Work to do: Leave out every picture, then transcribe the rest of the listing exactly.

-- begin Supplied information --

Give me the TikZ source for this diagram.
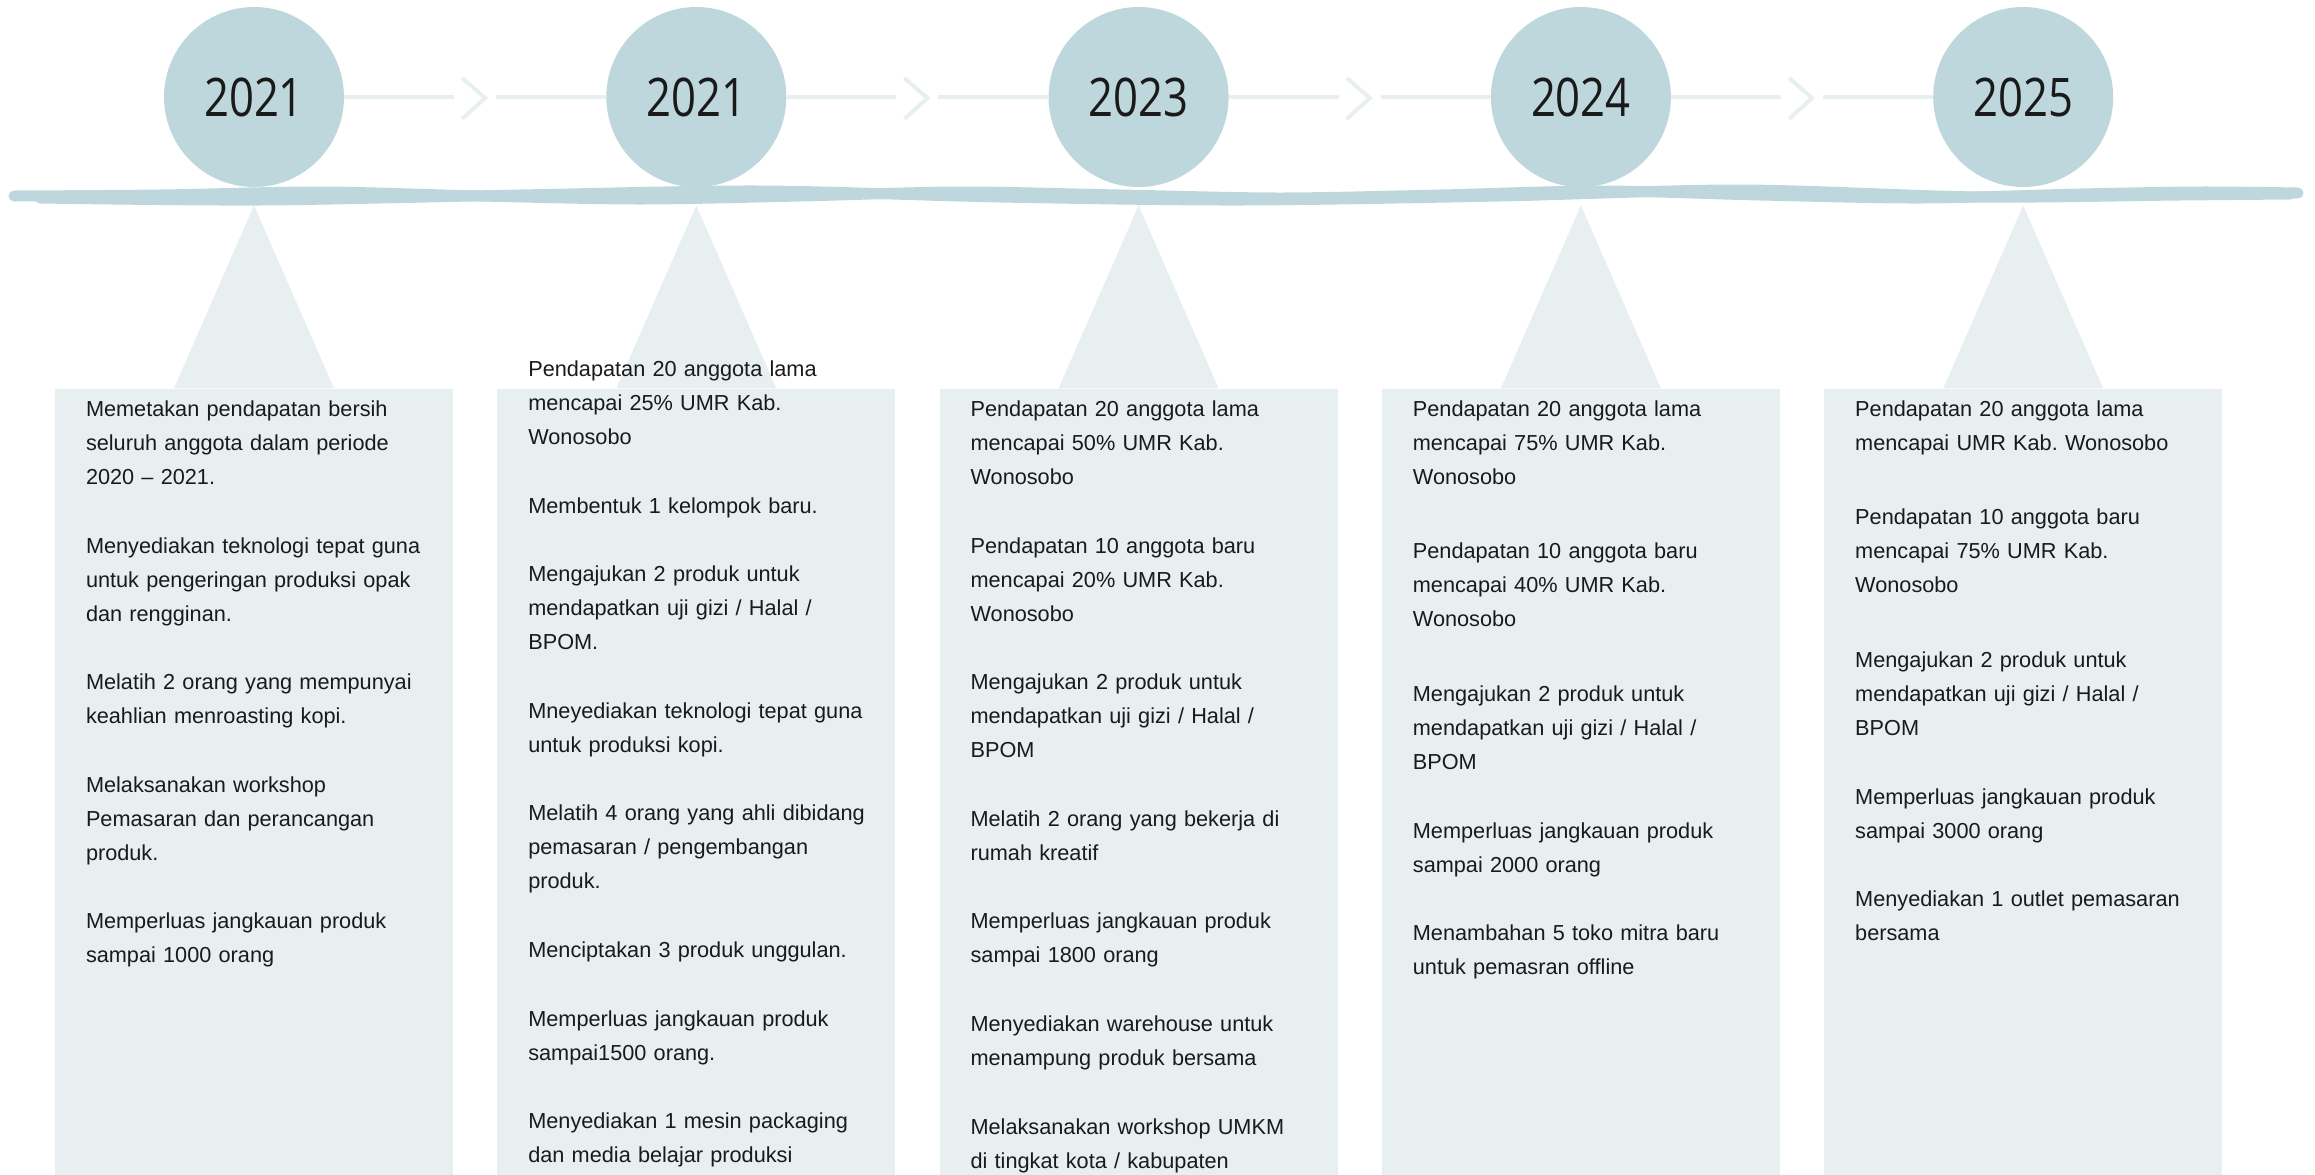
\documentclass[tikz,border=0pt]{standalone}
\usepackage{fontspec}
\setmainfont{Liberation Sans}
\newfontfamily\yearfont[FakeStretch=0.82]{Open Sans}
\usetikzlibrary{positioning,calc,chains}
\definecolor{circ}{HTML}{BED7DC}
\definecolor{pale}{HTML}{E7EFF1}
\definecolor{ink}{HTML}{1A1A1A}
\frenchspacing

\begin{document}
\begin{tikzpicture}[x=0.5pt, y=-0.5pt,
    year/.style={circle, fill=circ, minimum size=90pt, inner sep=0pt, text=ink, font=\yearfont\fontsize{26.6}{30}\selectfont},
    panel/.style={rectangle, fill=pale, minimum width=199pt, minimum height=393pt, inner sep=0pt},
    notes/.style={anchor=base west, text width=180pt, align=left, inner sep=0pt, text=ink, font=\fontsize{10.85}{17}\selectfont},
    link/.style={draw=pale, line width=2pt},
    wave/.style={draw=circ, line width=5.5pt, line cap=round},
    start chain=going right, node distance=130.75pt]

                \useasboundingbox (0,0) rectangle (2315,1174);
                \clip (0,0) rectangle (2315,1174);

                \node[year,on chain] (y1) at (254,97) {2021};
                \node[year,on chain] (y2) {2021};
                \node[year,on chain] (y3) {2023};
                \node[year,on chain] (y4) {2024};
                \node[year,on chain] (y5) {2025};

                \node[panel, below=100.5pt of y1] (b1) {};
                \node[panel, below=100.5pt of y2] (b2) {};
                \node[panel, below=100.5pt of y3] (b3) {};
                \node[panel, below=100.5pt of y4] (b4) {};
                \node[panel, below=100.5pt of y5] (b5) {};

                \fill[pale] ($(y1.south)+(0,18)$) -- ($(b1.north)+(-80,0)$) -- ($(b1.north)+(80,0)$) -- cycle;
                \fill[pale] ($(y2.south)+(0,18)$) -- ($(b2.north)+(-80,0)$) -- ($(b2.north)+(80,0)$) -- cycle;
                \fill[pale] ($(y3.south)+(0,18)$) -- ($(b3.north)+(-80,0)$) -- ($(b3.north)+(80,0)$) -- cycle;
                \fill[pale] ($(y4.south)+(0,18)$) -- ($(b4.north)+(-80,0)$) -- ($(b4.north)+(80,0)$) -- cycle;
                \fill[pale] ($(y5.south)+(0,18)$) -- ($(b5.north)+(-80,0)$) -- ($(b5.north)+(80,0)$) -- cycle;

                \coordinate (m1) at ($(y1.east)!0.5!(y2.west)$);
                \coordinate (m2) at ($(y2.east)!0.5!(y3.west)$);
                \coordinate (m3) at ($(y3.east)!0.5!(y4.west)$);
                \coordinate (m4) at ($(y4.east)!0.5!(y5.west)$);

                \draw[link] (y1.east) -- ($(m1)+(-21,0)$) ($(m1)+(21,0)$) -- (y2.west);
                \draw[link] (y2.east) -- ($(m2)+(-21,0)$) ($(m2)+(21,0)$) -- (y3.west);
                \draw[link] (y3.east) -- ($(m3)+(-21,0)$) ($(m3)+(21,0)$) -- (y4.west);
                \draw[link] (y4.east) -- ($(m4)+(-21,0)$) ($(m4)+(21,0)$) -- (y5.west);

                \draw[link] ($(m1)+(-13,-19)$) -- ($(m1)+(10,1)$) -- ($(m1)+(-13,22)$);
                \draw[link] ($(m2)+(-13,-19)$) -- ($(m2)+(10,1)$) -- ($(m2)+(-13,22)$);
                \draw[link] ($(m3)+(-13,-19)$) -- ($(m3)+(10,1)$) -- ($(m3)+(-13,22)$);
                \draw[link] ($(m4)+(-13,-19)$) -- ($(m4)+(10,1)$) -- ($(m4)+(-13,22)$);

                % hand drawn base line
                \draw[wave] plot[smooth] coordinates {(14,196) (160,195) (320,192) (480,196) (640,199) (800,196) (960,192) (1120,195) (1280,198) (1440,195) (1600,191) (1760,195) (1920,198) (2080,194) (2200,192) (2298,193)};
                \draw[wave] plot[smooth] coordinates {(40,198) (260,200) (520,195) (760,191) (1000,197) (1240,200) (1500,196) (1740,190) (1980,197) (2180,195) (2290,194)};

                \node[notes] (t1) at ($(b1.north west)+(31,28)$) {Memetakan pendapatan bersih\\ seluruh anggota dalam periode\\ 2020 – 2021.\\[17.3pt]
                    Menyediakan teknologi tepat guna\\ untuk pengeringan produksi opak\\ dan rengginan.\\[17.3pt]
                    Melatih 2 orang yang mempunyai\\ keahlian menroasting kopi.\\[17.3pt]
                    Melaksanakan workshop\\ Pemasaran dan perancangan\\ produk.\\[17.3pt]
                    Memperluas jangkauan produk\\ sampai 1000 orang};

                \node[notes] (t2) at ($(b2.north west)+(31,-12)$) {Pendapatan 20 anggota lama\\ mencapai 25\% UMR Kab.\\ Wonosobo\\[17.3pt]
                    Membentuk 1 kelompok baru.\\[17.3pt]
                    Mengajukan 2 produk untuk\\ mendapatkan uji gizi / Halal /\\ BPOM.\\[17.3pt]
                    Mneyediakan teknologi tepat guna\\ untuk produksi kopi.\\[17.3pt]
                    Melatih 4 orang yang ahli dibidang\\ pemasaran / pengembangan\\ produk.\\[17.3pt]
                    Menciptakan 3 produk unggulan.\\[17.3pt]
                    Memperluas jangkauan produk\\ sampai1500 orang.\\[17.3pt]
                    Menyediakan 1 mesin packaging\\ dan media belajar produksi};

                \node[notes] (t3) at ($(b3.north west)+(31,28)$) {Pendapatan 20 anggota lama\\ mencapai 50\% UMR Kab.\\ Wonosobo\\[17.3pt]
                    Pendapatan 10 anggota baru\\ mencapai 20\% UMR Kab.\\ Wonosobo\\[17.3pt]
                    Mengajukan 2 produk untuk\\ mendapatkan uji gizi / Halal /\\ BPOM\\[17.3pt]
                    Melatih 2 orang yang bekerja di\\ rumah kreatif\\[17.3pt]
                    Memperluas jangkauan produk\\ sampai 1800 orang\\[17.3pt]
                    Menyediakan warehouse untuk\\ menampung produk bersama\\[17.3pt]
                    Melaksanakan workshop UMKM\\ di tingkat kota / kabupaten};

                \node[notes] (t4) at ($(b4.north west)+(31,28)$) {Pendapatan 20 anggota lama\\ mencapai 75\% UMR Kab.\\ Wonosobo\\[20pt]
                    Pendapatan 10 anggota baru\\ mencapai 40\% UMR Kab.\\ Wonosobo\\[20.5pt]
                    Mengajukan 2 produk untuk\\ mendapatkan uji gizi / Halal /\\ BPOM\\[17.7pt]
                    Memperluas jangkauan produk\\ sampai 2000 orang\\[17pt]
                    Menambahan 5 toko mitra baru\\ untuk pemasran offline};

                \node[notes] (t5) at ($(b5.north west)+(31,28)$) {Pendapatan 20 anggota lama\\ mencapai UMR Kab. Wonosobo\\[20pt]
                    Pendapatan 10 anggota baru\\ mencapai 75\% UMR Kab.\\ Wonosobo\\[20.5pt]
                    Mengajukan 2 produk untuk\\ mendapatkan uji gizi / Halal /\\ BPOM\\[17.7pt]
                    Memperluas jangkauan produk\\ sampai 3000 orang\\[17pt]
                    Menyediakan 1 outlet pemasaran\\ bersama};

            \end{tikzpicture}
\end{document}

-- end Supplied information --

Correct response:
Give me the TikZ source for this diagram.
\documentclass[tikz,border=0pt]{standalone}
\usepackage{fontspec}
\setmainfont{Liberation Sans}
\newfontfamily\yearfont[FakeStretch=0.82]{Open Sans}
\usetikzlibrary{positioning,calc,chains}
\definecolor{circ}{HTML}{BED7DC}
\definecolor{pale}{HTML}{E7EFF1}
\definecolor{ink}{HTML}{1A1A1A}
\frenchspacing

\begin{document}
\begin{tikzpicture}[x=0.5pt, y=-0.5pt,
    year/.style={circle, fill=circ, minimum size=90pt, inner sep=0pt, text=ink, font=\yearfont\fontsize{26.6}{30}\selectfont},
    panel/.style={rectangle, fill=pale, minimum width=199pt, minimum height=393pt, inner sep=0pt},
    notes/.style={anchor=base west, text width=180pt, align=left, inner sep=0pt, text=ink, font=\fontsize{10.85}{17}\selectfont},
    link/.style={draw=pale, line width=2pt},
    wave/.style={draw=circ, line width=5.5pt, line cap=round},
    start chain=going right, node distance=130.75pt]

                \useasboundingbox (0,0) rectangle (2315,1174);
                \clip (0,0) rectangle (2315,1174);

                \node[year,on chain] (y1) at (254,97) {2021};
                \node[year,on chain] (y2) {2021};
                \node[year,on chain] (y3) {2023};
                \node[year,on chain] (y4) {2024};
                \node[year,on chain] (y5) {2025};

                \node[panel, below=100.5pt of y1] (b1) {};
                \node[panel, below=100.5pt of y2] (b2) {};
                \node[panel, below=100.5pt of y3] (b3) {};
                \node[panel, below=100.5pt of y4] (b4) {};
                \node[panel, below=100.5pt of y5] (b5) {};

                \fill[pale] ($(y1.south)+(0,18)$) -- ($(b1.north)+(-80,0)$) -- ($(b1.north)+(80,0)$) -- cycle;
                \fill[pale] ($(y2.south)+(0,18)$) -- ($(b2.north)+(-80,0)$) -- ($(b2.north)+(80,0)$) -- cycle;
                \fill[pale] ($(y3.south)+(0,18)$) -- ($(b3.north)+(-80,0)$) -- ($(b3.north)+(80,0)$) -- cycle;
                \fill[pale] ($(y4.south)+(0,18)$) -- ($(b4.north)+(-80,0)$) -- ($(b4.north)+(80,0)$) -- cycle;
                \fill[pale] ($(y5.south)+(0,18)$) -- ($(b5.north)+(-80,0)$) -- ($(b5.north)+(80,0)$) -- cycle;

                \coordinate (m1) at ($(y1.east)!0.5!(y2.west)$);
                \coordinate (m2) at ($(y2.east)!0.5!(y3.west)$);
                \coordinate (m3) at ($(y3.east)!0.5!(y4.west)$);
                \coordinate (m4) at ($(y4.east)!0.5!(y5.west)$);

                \draw[link] (y1.east) -- ($(m1)+(-21,0)$) ($(m1)+(21,0)$) -- (y2.west);
                \draw[link] (y2.east) -- ($(m2)+(-21,0)$) ($(m2)+(21,0)$) -- (y3.west);
                \draw[link] (y3.east) -- ($(m3)+(-21,0)$) ($(m3)+(21,0)$) -- (y4.west);
                \draw[link] (y4.east) -- ($(m4)+(-21,0)$) ($(m4)+(21,0)$) -- (y5.west);

                \draw[link] ($(m1)+(-13,-19)$) -- ($(m1)+(10,1)$) -- ($(m1)+(-13,22)$);
                \draw[link] ($(m2)+(-13,-19)$) -- ($(m2)+(10,1)$) -- ($(m2)+(-13,22)$);
                \draw[link] ($(m3)+(-13,-19)$) -- ($(m3)+(10,1)$) -- ($(m3)+(-13,22)$);
                \draw[link] ($(m4)+(-13,-19)$) -- ($(m4)+(10,1)$) -- ($(m4)+(-13,22)$);

                % hand drawn base line
                \draw[wave] plot[smooth] coordinates {(14,196) (160,195) (320,192) (480,196) (640,199) (800,196) (960,192) (1120,195) (1280,198) (1440,195) (1600,191) (1760,195) (1920,198) (2080,194) (2200,192) (2298,193)};
                \draw[wave] plot[smooth] coordinates {(40,198) (260,200) (520,195) (760,191) (1000,197) (1240,200) (1500,196) (1740,190) (1980,197) (2180,195) (2290,194)};

                \node[notes] (t1) at ($(b1.north west)+(31,28)$) {Memetakan pendapatan bersih\\ seluruh anggota dalam periode\\ 2020 – 2021.\\[17.3pt]
                    Menyediakan teknologi tepat guna\\ untuk pengeringan produksi opak\\ dan rengginan.\\[17.3pt]
                    Melatih 2 orang yang mempunyai\\ keahlian menroasting kopi.\\[17.3pt]
                    Melaksanakan workshop\\ Pemasaran dan perancangan\\ produk.\\[17.3pt]
                    Memperluas jangkauan produk\\ sampai 1000 orang};

                \node[notes] (t2) at ($(b2.north west)+(31,-12)$) {Pendapatan 20 anggota lama\\ mencapai 25\% UMR Kab.\\ Wonosobo\\[17.3pt]
                    Membentuk 1 kelompok baru.\\[17.3pt]
                    Mengajukan 2 produk untuk\\ mendapatkan uji gizi / Halal /\\ BPOM.\\[17.3pt]
                    Mneyediakan teknologi tepat guna\\ untuk produksi kopi.\\[17.3pt]
                    Melatih 4 orang yang ahli dibidang\\ pemasaran / pengembangan\\ produk.\\[17.3pt]
                    Menciptakan 3 produk unggulan.\\[17.3pt]
                    Memperluas jangkauan produk\\ sampai1500 orang.\\[17.3pt]
                    Menyediakan 1 mesin packaging\\ dan media belajar produksi};

                \node[notes] (t3) at ($(b3.north west)+(31,28)$) {Pendapatan 20 anggota lama\\ mencapai 50\% UMR Kab.\\ Wonosobo\\[17.3pt]
                    Pendapatan 10 anggota baru\\ mencapai 20\% UMR Kab.\\ Wonosobo\\[17.3pt]
                    Mengajukan 2 produk untuk\\ mendapatkan uji gizi / Halal /\\ BPOM\\[17.3pt]
                    Melatih 2 orang yang bekerja di\\ rumah kreatif\\[17.3pt]
                    Memperluas jangkauan produk\\ sampai 1800 orang\\[17.3pt]
                    Menyediakan warehouse untuk\\ menampung produk bersama\\[17.3pt]
                    Melaksanakan workshop UMKM\\ di tingkat kota / kabupaten};

                \node[notes] (t4) at ($(b4.north west)+(31,28)$) {Pendapatan 20 anggota lama\\ mencapai 75\% UMR Kab.\\ Wonosobo\\[20pt]
                    Pendapatan 10 anggota baru\\ mencapai 40\% UMR Kab.\\ Wonosobo\\[20.5pt]
                    Mengajukan 2 produk untuk\\ mendapatkan uji gizi / Halal /\\ BPOM\\[17.7pt]
                    Memperluas jangkauan produk\\ sampai 2000 orang\\[17pt]
                    Menambahan 5 toko mitra baru\\ untuk pemasran offline};

                \node[notes] (t5) at ($(b5.north west)+(31,28)$) {Pendapatan 20 anggota lama\\ mencapai UMR Kab. Wonosobo\\[20pt]
                    Pendapatan 10 anggota baru\\ mencapai 75\% UMR Kab.\\ Wonosobo\\[20.5pt]
                    Mengajukan 2 produk untuk\\ mendapatkan uji gizi / Halal /\\ BPOM\\[17.7pt]
                    Memperluas jangkauan produk\\ sampai 3000 orang\\[17pt]
                    Menyediakan 1 outlet pemasaran\\ bersama};

            \end{tikzpicture}
\end{document}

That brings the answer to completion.